The EUR was affected by the global stock market rally and the bearish Dollar. The U.S. stock market rally led investors to buy-back into the EUR, as they looked for returns on buying commodity-linked and higher-yielding currencies in Wednesday’s trading.
Sentiment in the Euro-Zone economy has brightened in the past week following better-than-expected news. The EUR is showing signs of resilience even though there was volatility throughout non-Euro crosses. It will be crucial for traders to identify how the preceding economic indicators from the U.S., Japanese, and other key economies will affect their positions.
Looking ahead to today, the most important economic indicator scheduled to be released from Euro-Zone is German Prelim CPI. Analysts are forecasting this figure to slightly decrease from its previous reading. Traders will be paying close attention to today’s announcement as a better than expected result may continue to boost the EUR in today’s trading.
JPY – Yen Rises against the Majors
The Japanese Yen strengthened against most of its major counterparts yesterday, continuing to prove that for the time being that this is the solid currency that traders can rely on to provide them with steady profits. The Yen extended gains versus the Dollar on Wednesday, to trade at about 87.25. The JPY also saw bullishness against the GBP and closed at 145.80.
Further strengthening could be seen in the Yen if other nations begin to raise interest rates in order to ward off inflation. This could potentially wreak havoc on the Japanese economy by making Japanese exports relatively more expensive when compared to their foreign counterparts. The yen has gained around 14% against the dollar in the past year, hurting earnings for export-dependent Japanese companies.
Crude Oil – Crude Oil Rises on Weak Dollar
Crude oil rose today as the dollar dropped to a 15-month low against the EUR and a government report showed that U.S. fuel demand gained for a second week. Oil increased about 2.6% after the greenback retreated on the Federal Reserve’s signal that it will tolerate a weaker currency.
Expectations that consumers may once again want more oil when the recession bottoms have partly fueled the rally, with traders watching the stock market for economic telltales. There is a reasonable chance that oil prices will continue to be bullish going into next week, providing that the economic situation of the leading economies continues to rapidly improve.
The pair has shown much bullish behavior in the last few days, however the technical data shows that this may soon be corrected. The Relative Strength Index on the 4-hour chart indicates that the pair is veering into overbought territory, meaning a bearish reversal could happen. Going short in trading today may be the best bet.
The RSI on the daily chart indicates that the pair is fluctuating in neutral territory. If the pair should break the 1.6700 mark, traders can expect a bearish correction in the near future. Going short may be a safe move for today.

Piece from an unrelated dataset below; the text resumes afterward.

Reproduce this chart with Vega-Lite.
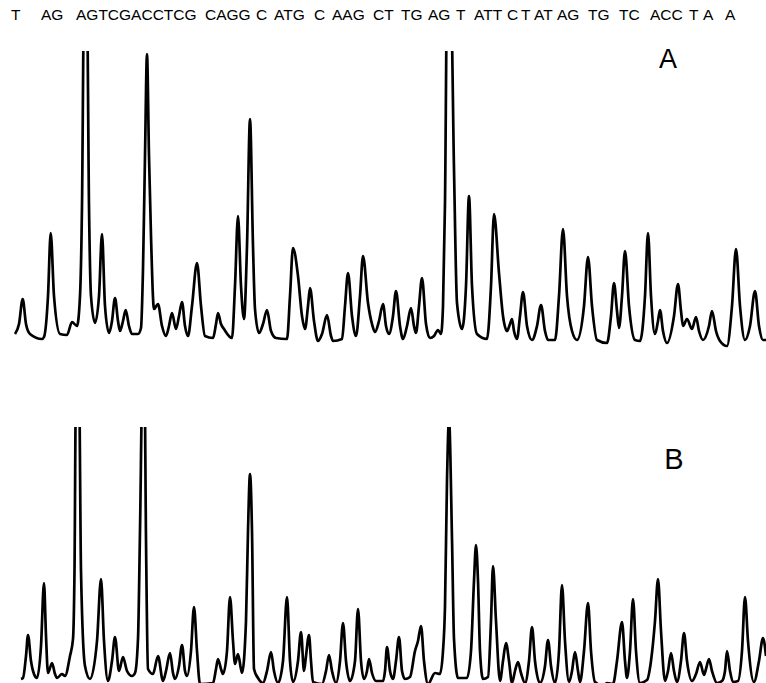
{
  "$schema": "https://vega.github.io/schema/vega-lite/v6.json",
  "padding": 0,
  "spacing": 15,
  "background": "white",
  "config": {"view": {"stroke": null}, "font": "Liberation Sans"},
  "datasets": {
    "seq": [
      {"x": 11, "s": "T"}, {"x": 41, "s": "AG"}, {"x": 76, "s": "AGTCGACCTCG"}, {"x": 205, "s": "CAGG"},
      {"x": 256, "s": "C"}, {"x": 274, "s": "ATG"}, {"x": 314, "s": "C"}, {"x": 332, "s": "AAG"},
      {"x": 373, "s": "CT"}, {"x": 401, "s": "TG"}, {"x": 428, "s": "AG"}, {"x": 456, "s": "T"},
      {"x": 474, "s": "ATT"}, {"x": 507, "s": "C"}, {"x": 521, "s": "T"}, {"x": 534, "s": "AT"},
      {"x": 557, "s": "AG"}, {"x": 588, "s": "TG"}, {"x": 619, "s": "TC"}, {"x": 650, "s": "ACC"},
      {"x": 689, "s": "T"}, {"x": 703, "s": "A"}, {"x": 725, "s": "A"}
    ],
    "traceA": [
      {"t":15,"v":2},{"t":19,"v":12},{"t":22.7,"v":37},{"t":26,"v":12},{"t":30,"v":2},{"t":42,"v":-3},{"t":44,"v":-1},{"t":48,"v":40},{"t":50.7,"v":103},{"t":54,"v":40},{"t":60,"v":2},{"t":67,"v":1},{"t":72,"v":14},{"t":77,"v":10},{"t":80,"v":40},{"t":82,"v":130},{"t":84,"v":330},{"t":87,"v":330},{"t":89,"v":130},{"t":91,"v":40},{"t":95,"v":13},{"t":99,"v":40},{"t":102,"v":102},{"t":105,"v":30},{"t":109,"v":3},{"t":112,"v":15},{"t":115,"v":38},{"t":118,"v":15},{"t":120,"v":5},{"t":123,"v":15},{"t":125.7,"v":26},{"t":129,"v":10},{"t":132,"v":2},{"t":138,"v":2},{"t":141,"v":8},{"t":143,"v":67},{"t":145,"v":180},{"t":147,"v":282},{"t":149,"v":180},{"t":151,"v":100},{"t":154,"v":27},{"t":158,"v":32},{"t":162,"v":10},{"t":166,"v":0},{"t":169,"v":10},{"t":172,"v":23},{"t":176,"v":7},{"t":179,"v":20},{"t":182,"v":34},{"t":185,"v":10},{"t":188,"v":0},{"t":192,"v":30},{"t":197,"v":73},{"t":201,"v":30},{"t":205,"v":0},{"t":213,"v":-2},{"t":216,"v":12},{"t":218,"v":23},{"t":221,"v":12},{"t":224,"v":7},{"t":232,"v":-2},{"t":235,"v":50},{"t":238,"v":120},{"t":241,"v":50},{"t":244,"v":17},{"t":247,"v":90},{"t":250,"v":217},{"t":253,"v":90},{"t":255,"v":27},{"t":259,"v":3},{"t":263,"v":12},{"t":267,"v":26},{"t":271,"v":5},{"t":276,"v":-2},{"t":287,"v":-3},{"t":290,"v":40},{"t":293,"v":88},{"t":298,"v":60},{"t":302,"v":20},{"t":305,"v":7},{"t":308,"v":30},{"t":310,"v":48},{"t":314,"v":15},{"t":318,"v":-5},{"t":322,"v":2},{"t":327,"v":21},{"t":331,"v":0},{"t":333,"v":-5},{"t":342,"v":-3},{"t":345,"v":30},{"t":348,"v":63},{"t":352,"v":20},{"t":356,"v":0},{"t":360,"v":40},{"t":363,"v":80},{"t":368,"v":33},{"t":372,"v":12},{"t":375,"v":4},{"t":379,"v":15},{"t":383,"v":32},{"t":386,"v":10},{"t":389,"v":2},{"t":393,"v":20},{"t":396,"v":45},{"t":400,"v":10},{"t":403,"v":-3},{"t":407,"v":10},{"t":411,"v":28},{"t":414,"v":10},{"t":416,"v":3},{"t":419,"v":30},{"t":422,"v":58},{"t":426,"v":12},{"t":430,"v":-2},{"t":434,"v":0},{"t":438,"v":6},{"t":441,"v":2},{"t":443,"v":30},{"t":445,"v":133},{"t":447,"v":330},{"t":451,"v":330},{"t":454,"v":167},{"t":457,"v":33},{"t":462,"v":7},{"t":466,"v":50},{"t":469,"v":140},{"t":472,"v":50},{"t":477,"v":2},{"t":487,"v":-3},{"t":491,"v":50},{"t":494,"v":122},{"t":499,"v":63},{"t":503,"v":20},{"t":507,"v":5},{"t":510,"v":12},{"t":512,"v":17},{"t":514,"v":5},{"t":517,"v":-3},{"t":520,"v":20},{"t":523,"v":44},{"t":527,"v":10},{"t":532,"v":-4},{"t":537,"v":10},{"t":541,"v":31},{"t":545,"v":5},{"t":548,"v":-4},{"t":555,"v":-4},{"t":559,"v":40},{"t":563,"v":107},{"t":567,"v":40},{"t":572,"v":5},{"t":577,"v":-4},{"t":584,"v":30},{"t":588,"v":79},{"t":592,"v":30},{"t":597,"v":-4},{"t":607,"v":-7},{"t":611,"v":20},{"t":614,"v":53},{"t":617,"v":25},{"t":619,"v":8},{"t":622,"v":40},{"t":625,"v":85},{"t":629,"v":30},{"t":635,"v":-4},{"t":640,"v":-5},{"t":645,"v":40},{"t":648,"v":103},{"t":651,"v":40},{"t":655,"v":2},{"t":658,"v":15},{"t":660,"v":26},{"t":663,"v":5},{"t":667,"v":-7},{"t":674,"v":20},{"t":678,"v":52},{"t":681,"v":25},{"t":683,"v":10},{"t":687,"v":17},{"t":692,"v":7},{"t":696,"v":19},{"t":699,"v":5},{"t":703,"v":-4},{"t":709,"v":10},{"t":712,"v":25},{"t":716,"v":5},{"t":720,"v":-5},{"t":727,"v":-10},{"t":732,"v":30},{"t":736,"v":87},{"t":740,"v":30},{"t":745,"v":-4},{"t":750,"v":10},{"t":755,"v":45},{"t":759,"v":10},{"t":763,"v":-4},{"t":766,"v":-4}
    ],
    "traceB": [
      {"t":21,"v":2},{"t":23,"v":3},{"t":26,"v":25},{"t":28,"v":46},{"t":31,"v":20},{"t":34,"v":7},{"t":37,"v":3},{"t":41,"v":35},{"t":44,"v":98},{"t":46,"v":45},{"t":48,"v":8},{"t":52,"v":18},{"t":55,"v":7},{"t":57,"v":3},{"t":62,"v":7},{"t":65,"v":5},{"t":70,"v":25},{"t":73,"v":42},{"t":74.5,"v":110},{"t":76,"v":300},{"t":79,"v":300},{"t":81,"v":110},{"t":85,"v":15},{"t":90,"v":2},{"t":97,"v":40},{"t":101,"v":102},{"t":104,"v":40},{"t":108,"v":0},{"t":112,"v":20},{"t":115,"v":44},{"t":119,"v":10},{"t":123,"v":24},{"t":127,"v":10},{"t":132,"v":5},{"t":135,"v":8},{"t":138,"v":42},{"t":140,"v":150},{"t":142.5,"v":300},{"t":144.5,"v":300},{"t":146,"v":142},{"t":148,"v":12},{"t":153,"v":7},{"t":158,"v":25},{"t":163,"v":0},{"t":166,"v":10},{"t":170,"v":28},{"t":173,"v":8},{"t":175,"v":2},{"t":179,"v":15},{"t":182,"v":36},{"t":185,"v":10},{"t":187,"v":5},{"t":191,"v":30},{"t":194,"v":74},{"t":197,"v":30},{"t":200,"v":-3},{"t":213,"v":-2},{"t":216,"v":12},{"t":218,"v":22},{"t":221,"v":12},{"t":223,"v":7},{"t":227,"v":30},{"t":230,"v":84},{"t":233,"v":40},{"t":235,"v":17},{"t":238,"v":27},{"t":242,"v":8},{"t":246,"v":60},{"t":248,"v":150},{"t":250,"v":207},{"t":252,"v":150},{"t":254,"v":12},{"t":258,"v":3},{"t":263,"v":-2},{"t":267,"v":10},{"t":271,"v":29},{"t":274,"v":10},{"t":278,"v":-2},{"t":283,"v":20},{"t":287,"v":84},{"t":290,"v":20},{"t":293,"v":-1},{"t":298,"v":20},{"t":301,"v":49},{"t":304,"v":10},{"t":306,"v":25},{"t":309,"v":46},{"t":311,"v":20},{"t":313,"v":-1},{"t":322,"v":-3},{"t":326,"v":10},{"t":329,"v":26},{"t":332,"v":10},{"t":336,"v":-2},{"t":340,"v":20},{"t":343,"v":58},{"t":346,"v":20},{"t":350,"v":0},{"t":355,"v":20},{"t":358,"v":72},{"t":361,"v":20},{"t":364,"v":2},{"t":367,"v":10},{"t":369,"v":22},{"t":372,"v":8},{"t":376,"v":0},{"t":383,"v":0},{"t":385,"v":10},{"t":387,"v":34},{"t":390,"v":10},{"t":393,"v":2},{"t":396,"v":20},{"t":399,"v":44},{"t":402,"v":10},{"t":405,"v":2},{"t":410,"v":4},{"t":415,"v":30},{"t":418,"v":40},{"t":421,"v":55},{"t":424,"v":20},{"t":428,"v":-3},{"t":435,"v":8},{"t":440,"v":7},{"t":443,"v":30},{"t":445,"v":75},{"t":447,"v":200},{"t":449,"v":262},{"t":452,"v":142},{"t":454,"v":42},{"t":458,"v":3},{"t":467,"v":3},{"t":471,"v":30},{"t":474,"v":100},{"t":476,"v":136},{"t":478,"v":100},{"t":480,"v":30},{"t":483,"v":2},{"t":488,"v":4},{"t":491,"v":60},{"t":493,"v":115},{"t":496,"v":60},{"t":500,"v":0},{"t":503,"v":20},{"t":506,"v":38},{"t":509,"v":20},{"t":512,"v":-2},{"t":515,"v":10},{"t":518,"v":19},{"t":521,"v":8},{"t":525,"v":-2},{"t":529,"v":20},{"t":532,"v":54},{"t":535,"v":20},{"t":540,"v":-2},{"t":545,"v":15},{"t":548,"v":41},{"t":551,"v":15},{"t":555,"v":-2},{"t":559,"v":30},{"t":562,"v":96},{"t":565,"v":40},{"t":569,"v":-1},{"t":572,"v":10},{"t":575,"v":29},{"t":578,"v":10},{"t":580,"v":-1},{"t":584,"v":30},{"t":588,"v":78},{"t":591,"v":30},{"t":595,"v":-1},{"t":603,"v":-5},{"t":607,"v":-2},{"t":613,"v":-3},{"t":617,"v":20},{"t":622,"v":59},{"t":625,"v":20},{"t":627,"v":3},{"t":630,"v":30},{"t":633,"v":82},{"t":636,"v":30},{"t":640,"v":-2},{"t":647,"v":1},{"t":651,"v":20},{"t":655,"v":60},{"t":658,"v":102},{"t":661,"v":50},{"t":665,"v":0},{"t":668,"v":10},{"t":671,"v":28},{"t":674,"v":10},{"t":677,"v":-1},{"t":681,"v":20},{"t":684,"v":48},{"t":687,"v":20},{"t":692,"v":0},{"t":696,"v":7},{"t":700,"v":19},{"t":704,"v":6},{"t":706,"v":12},{"t":709,"v":22},{"t":712,"v":10},{"t":717,"v":-2},{"t":722,"v":0},{"t":725,"v":10},{"t":727,"v":30},{"t":730,"v":10},{"t":733,"v":-1},{"t":738,"v":0},{"t":742,"v":30},{"t":745,"v":84},{"t":748,"v":40},{"t":754,"v":-1},{"t":759,"v":20},{"t":763,"v":43},{"t":766,"v":25}
    ],
    "labA": [{"t": 668, "v": 268, "s": "A"}],
    "labB": [{"t": 674, "v": 212, "s": "B"}]
  },
  "vconcat": [
    {
      "width": 766, "height": 30,
      "data": {"name": "seq"},
      "mark": {"type": "text", "align": "left", "baseline": "middle", "fontSize": 15.5, "font": "Liberation Sans", "color": "#000"},
      "encoding": {
        "x": {"field": "x", "type": "quantitative", "scale": {"domain": [0, 766], "nice": false, "zero": false}, "axis": null},
        "text": {"field": "s"}
      }
    },
    {
      "width": 766, "height": 361,
      "layer": [
        {
          "data": {"name": "traceA"},
          "mark": {"type": "line", "interpolate": "monotone", "clip": true, "color": "#000", "strokeWidth": 2.7, "strokeJoin": "round"},
          "encoding": {
            "x": {"field": "t", "type": "quantitative", "scale": {"domain": [0, 766], "nice": false, "zero": false}, "axis": null},
            "y": {"field": "v", "type": "quantitative", "scale": {"domain": [-76, 285], "nice": false, "zero": false}, "axis": null}
          }
        },
        {
          "data": {"name": "labA"},
          "mark": {"type": "text", "align": "center", "baseline": "alphabetic", "fontSize": 27, "font": "Liberation Sans", "color": "#000"},
          "encoding": {
            "x": {"field": "t", "type": "quantitative"},
            "y": {"field": "v", "type": "quantitative"},
            "text": {"field": "s"}
          }
        }
      ]
    },
    {
      "width": 766, "height": 262,
      "layer": [
        {
          "data": {"name": "traceB"},
          "mark": {"type": "line", "interpolate": "monotone", "clip": true, "color": "#000", "strokeWidth": 2.7, "strokeJoin": "round"},
          "encoding": {
            "x": {"field": "t", "type": "quantitative", "scale": {"domain": [0, 766], "nice": false, "zero": false}, "axis": null},
            "y": {"field": "v", "type": "quantitative", "scale": {"domain": [-8, 254], "nice": false, "zero": false}, "axis": null}
          }
        },
        {
          "data": {"name": "labB"},
          "mark": {"type": "text", "align": "center", "baseline": "alphabetic", "fontSize": 29, "font": "Liberation Sans", "color": "#000"},
          "encoding": {
            "x": {"field": "t", "type": "quantitative"},
            "y": {"field": "v", "type": "quantitative"},
            "text": {"field": "s"}
          }
        }
      ]
    }
  ]
}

The pair has recorded much bearish behavior in the past two days. However, the technical data indicates that this trend may reverse soon. For example, the 4-hour chart’s Stochastic Slow signals that a bullish reversal is imminent. An upward trend today is also supported by the daily chart’s RSI. Going long with tight stops may turn out to pay off today.
The daily chart is showing mixed signals with its RSI fluctuating at the neutral territory. However, the 4-hour Chart’s RSI is already floating in the oversold territory indicating that a bullish correction might take place in the near future. Going long with tight stops might be the right strategy today.
The Wild Card
With gold recording strong bullish movements in recent days, the technical analysis indicates that this may soon be corrected. The RSI on the daily chart indicates that the commodity has been overbought for some time, indicating that a bearish reversal may be imminent. Forex traders may want to go short today.